— Information supplied —
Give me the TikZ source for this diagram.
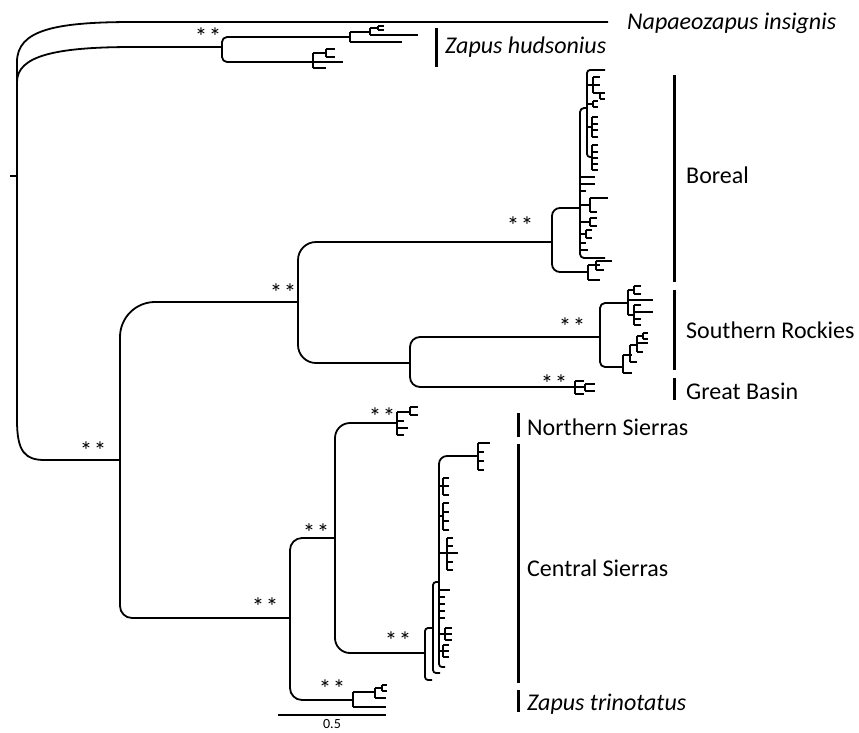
\documentclass[tikz,border=0pt]{standalone}
\usepackage{fontspec}
\setmainfont{Carlito}
\tikzset{
  br/.style={line width=1.8pt, line join=round},
  cladebar/.style={line width=3pt},
  lab/.style={anchor=base west, inner sep=0pt, font=\fontsize{24}{28}\selectfont},
  ilab/.style={lab, font=\fontsize{24}{28}\selectfont\itshape},
  stars/.style={anchor=base, inner sep=0pt, font=\fontsize{25}{27}\selectfont},
}
% comb: x, ytop, ybot, tip x, list of tick y
\newcommand\tcomb[5]{%
  \draw[br] (#1,#2) -- (#1,#3);
  \foreach \yy in {#5} {\draw[br] (#1,\yy) -- (#4,\yy);}%
}
\newcommand\twostars{*\kern1.5pt*}
\begin{document}
\begin{tikzpicture}[x=1pt,y=-1pt]
\useasboundingbox (0,0) rectangle (859,732);

% ---- internal node coordinates (x of vertical, y of entering branch)
\coordinate (nR)   at (17,176);
\coordinate (nH)   at (222,47);
\coordinate (nL)   at (120,460);
\coordinate (nBR)  at (298,302);
\coordinate (nA)   at (552,242);
\coordinate (nB)   at (580,208);
\coordinate (nC)   at (587,108);
\coordinate (nA2)  at (588,272);
\coordinate (nSR0) at (410,363);
\coordinate (nSR)  at (600,337);
\coordinate (nSRu) at (628,303);
\coordinate (nSRl) at (623,367);
\coordinate (nGB)  at (575,387);
\coordinate (nD)   at (290,618);
\coordinate (nE)   at (335,538);
\coordinate (nNS)  at (397,423);
\coordinate (nF)   at (425,653);
\coordinate (nG)   at (433,628);
\coordinate (nHH)  at (439,582);
\coordinate (nI)   at (478,456);
\coordinate (nT)   at (353,700);
\coordinate (napEnd) at (608,22);

% ---- root
\draw[br] (10,176) -- (nR);
\draw[br] (nR) -- (17,62) .. controls (17,30) and (55,22) .. (133,22) -- (napEnd);
\draw[br] (17,82) .. controls (17,56) and (55,47) .. (133,47) -- (nH);
\draw[br] (nR) -- (17,420) .. controls (17,452) and (25,460) .. (45,460) -- (nL);

% ---- Zapus hudsonius
\draw[br,rounded corners=5] (nH) |- (350,37);
\draw[br,rounded corners=5] (nH) |- (313,62);
\tcomb{350}{32}{42}{350}{32,42}
\draw[br] (350,32) -- (370,32);
\draw[br] (350,42) -- (402,42);
\tcomb{370}{28}{35}{370}{28,35}
\draw[br] (370,35) -- (418,35);
\tcomb{378}{26}{30}{384}{26,30}
\draw[br] (370,28) -- (378,28);
\tcomb{313}{53}{68}{326}{53,62,68}
\draw[br] (313,62) -- (343,62);
\tcomb{326}{49}{57}{335}{49,57}

% ---- Boreal + Rockies
\draw[br,rounded corners=35] (nL) |- (nBR);
\draw[br,rounded corners=12] (nL) |- (nD);
\draw[br,rounded corners=18] (nBR) |- (nA);
\draw[br,rounded corners=18] (nBR) |- (nSR0);

% Boreal
\draw[br,rounded corners=8] (nA) |- (nB);
\draw[br,rounded corners=8] (nA) |- (nA2);
\draw[br,rounded corners=4] (nC) -- (580,108) -- (580,258) -- (605,258);
\draw[br,rounded corners=3] (605,70) -- (587,70) -- (587,157) -- (592,157);
\draw[br] (587,85) -- (593,85);
\tcomb{593}{77}{93}{600}{77,85,93}
\tcomb{600}{93}{99}{605}{93,99}
\draw[br] (587,104) -- (593,104);
\tcomb{593}{101}{107}{598}{101,107}
\draw[br] (587,127) -- (592,127);
\tcomb{592}{117}{137}{598}{117,124,130,137}
\tcomb{592}{145}{170}{598}{145,152,158,164,170}
\foreach \yy/\xx in {177/595,184/595,191/586,243/586,250/588} {\draw[br] (580,\yy) -- (\xx,\yy);}
\draw[br] (580,205) -- (590,205);
\tcomb{590}{198}{212}{597}{198,212}
\draw[br] (590,198) -- (608,198);
\draw[br] (580,222) -- (590,222);
\tcomb{590}{218}{226}{597}{218,226}
\draw[br] (580,234) -- (586,234);
\tcomb{586}{230}{238}{592}{230,238}
\tcomb{588}{265}{280}{600}{265,280}
\tcomb{596}{261}{270}{604}{261,270}
\draw[br] (596,261) -- (612,261);

% Southern Rockies
\draw[br,rounded corners=10] (nSR0) |- (nSR);
\draw[br,rounded corners=10] (nSR0) |- (nGB);
\draw[br,rounded corners=5] (nSR) |- (nSRu);
\draw[br,rounded corners=5] (nSR) |- (nSRl);
\tcomb{628}{290}{315}{634}{290,300,315}
\draw[br] (628,300) -- (653,300);
\tcomb{634}{286}{294}{641}{286,294}
\tcomb{634}{305}{325}{641}{305,312,319,325}
\draw[br] (634,312) -- (653,312);
\tcomb{623}{355}{373}{632}{355,373}
\tcomb{630}{345}{362}{637}{345,362}
\tcomb{637}{336}{352}{643}{336,343,352}
\draw[br] (637,343) -- (648,343);
\tcomb{643}{333}{339}{648}{333,339}

% Great Basin
\tcomb{575}{381}{394}{584}{381,387,394}
\tcomb{585}{384}{391}{595}{384,391}

% ---- Sierras + trinotatus
\draw[br,rounded corners=12] (nD) |- (nE);
\draw[br,rounded corners=12] (nD) |- (nT);
\draw[br,rounded corners=15] (nE) |- (nNS);
\draw[br,rounded corners=15] (nE) |- (nF);

% Northern Sierras
\tcomb{397}{412}{435}{404}{412,421,428,435}
\draw[br] (397,412) -- (410,412);
\draw[br] (397,428) -- (408,428);
\tcomb{410}{407}{415}{418}{407,415}

% Central Sierras
\draw[br,rounded corners=3] (nF) |- (nG);
\draw[br,rounded corners=3] (nF) |- (432,680);
\draw[br,rounded corners=3] (nG) |- (nHH);
\draw[br,rounded corners=3] (nG) |- (440,673);
\draw[br,rounded corners=8] (nHH) |- (nI);
\draw[br,rounded corners=3] (nHH) |- (445,667);
\tcomb{478}{443}{470}{484}{443,452,461,470}
\draw[br] (478,443) -- (490,443);
\draw[br] (439,486) -- (443,486);
\tcomb{443}{478}{495}{449}{478,486,495}
\draw[br] (439,516) -- (443,516);
\tcomb{443}{503}{530}{449}{503,512,521,530}
\draw[br] (439,553) -- (447,553);
\tcomb{447}{538}{570}{453}{538,546,553,562,570}
\draw[br] (447,553) -- (458,553);
\foreach \yy/\xx in {590/450,597/445,604/445,611/445,618/445} {\draw[br] (439,\yy) -- (\xx,\yy);}
\draw[br] (439,634) -- (445,634);
\tcomb{445}{628}{640}{452}{628,634,640}
\draw[br] (439,651) -- (443,651);
\tcomb{443}{645}{657}{449}{645,651,657}

% Zapus trinotatus
\tcomb{353}{692}{707}{375}{692,707}
\draw[br] (353,707) -- (386,707);
\tcomb{375}{688}{698}{382}{688,698}
\draw[br] (375,698) -- (386,698);
\tcomb{382}{685}{691}{387}{685,691}

% ---- scale bar
\draw[br] (278,715) -- (386,715);
\node[inner sep=0pt, font=\fontsize{14}{16}\selectfont] (scl) at (332,724) {0.5};

% ---- support stars
\node[stars] (s1) at (208,45.5) {\twostars};
\node[stars] (s2) at (520,234.5) {\twostars};
\node[stars] (s3) at (283,301.5) {\twostars};
\node[stars] (s4) at (93,459.5) {\twostars};
\node[stars] (s5) at (572,335.5) {\twostars};
\node[stars] (s6) at (554,392.5) {\twostars};
\node[stars] (s7) at (382,425.5) {\twostars};
\node[stars] (s8) at (316,541.5) {\twostars};
\node[stars] (s9) at (265,615.5) {\twostars};
\node[stars] (s10) at (398,649.5) {\twostars};
\node[stars] (s11) at (332,697.5) {\twostars};

% ---- clade bars
\draw[cladebar] (436,28) -- (436,67);
\draw[cladebar] (674,75) -- (674,282);
\draw[cladebar] (674,290) -- (674,370);
\draw[cladebar] (674,378) -- (674,400);
\draw[cladebar] (518,413) -- (518,437);
\draw[cladebar] (518,444) -- (518,683);
\draw[cladebar] (518,690) -- (518,712);

% ---- labels
\node[ilab] (lNap) at (627,29) {Napaeozapus insignis};
\node[ilab] (lHud) at (445,53) {Zapus hudsonius};
\node[lab] (lBor) at (686,183) {Boreal};
\node[lab] (lSR) at (686,338) {Southern Rockies};
\node[lab] (lGB) at (686,399) {Great Basin};
\node[lab] (lNS) at (527,435) {Northern Sierras};
\node[lab] (lCS) at (527,576) {Central Sierras};
\node[ilab] (lTri) at (527,710) {Zapus trinotatus};
\end{tikzpicture}
\end{document}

— Stated goal —
Repeat only the lines from the beginning of the material through the line containing "(0,0) rectangle (859,732);", both ends kept, leaving pictures out.

— The solution —
Give me the TikZ source for this diagram.
\documentclass[tikz,border=0pt]{standalone}
\usepackage{fontspec}
\setmainfont{Carlito}
\tikzset{
  br/.style={line width=1.8pt, line join=round},
  cladebar/.style={line width=3pt},
  lab/.style={anchor=base west, inner sep=0pt, font=\fontsize{24}{28}\selectfont},
  ilab/.style={lab, font=\fontsize{24}{28}\selectfont\itshape},
  stars/.style={anchor=base, inner sep=0pt, font=\fontsize{25}{27}\selectfont},
}
% comb: x, ytop, ybot, tip x, list of tick y
\newcommand\tcomb[5]{%
  \draw[br] (#1,#2) -- (#1,#3);
  \foreach \yy in {#5} {\draw[br] (#1,\yy) -- (#4,\yy);}%
}
\newcommand\twostars{*\kern1.5pt*}
\begin{document}
\begin{tikzpicture}[x=1pt,y=-1pt]
\useasboundingbox (0,0) rectangle (859,732);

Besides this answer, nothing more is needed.